The buying public did not cause the death of the music industry. The music industry did. It has gotten to the point where even some Top 10 Billboard Hits are not available in hard format, only inferior downloadable files. And at the same time, the music industry seems to think that reissuing classic albums on VINYL is going to inject some excitement and interest back into hard format music.
The file download industry has made music an entirely disposable industry. We the consumers get nothing but an intangible cyber sound bite that can easily be wiped away if our hard drive dies (and they do, often). These files we PAY for are not even really ours, because they come to us with numerous restrictions on what hardware we can play them on.
For the collector—who is, inherently, an historian of popular music—these files mean nothing. There is no solid collection to flip through and cherish, to peruse with an overwhelming sense of pride, now obscure pieces to find with exhilarated joy in a dusty store bin after years of fruitless searching, because inferior file versions can be downloaded by anyone at anytime.
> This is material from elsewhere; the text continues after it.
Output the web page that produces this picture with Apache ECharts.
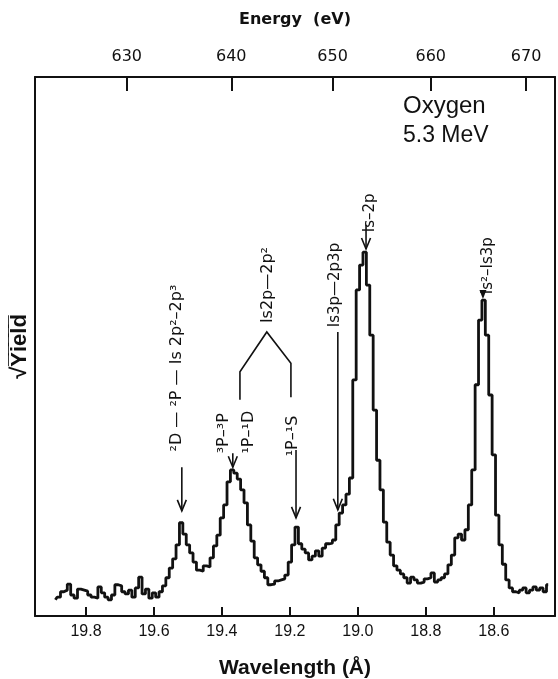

The new generation of music fans will never understand what it means to be a music collector. A file will be downloaded on a whim because it is the track of the moment, but once exhausted of its immediate value, replaced, deleted to make space for newer songs or accidentally lost in a computer crash, the loss accepted with an uncaring shrug since the song could easily be redownloaded if ever wanted again. And it is that very feeling of it always being available if needed that will ensure that it is never re-examined, making classic tracks truly a thing of the past.
I could be wrong, but that is my fear. And that is why I still, as much as possible, hunt down a physical copy of any new music that either means something to me personally or makes a temporary but significant impact on pop culture as a whole.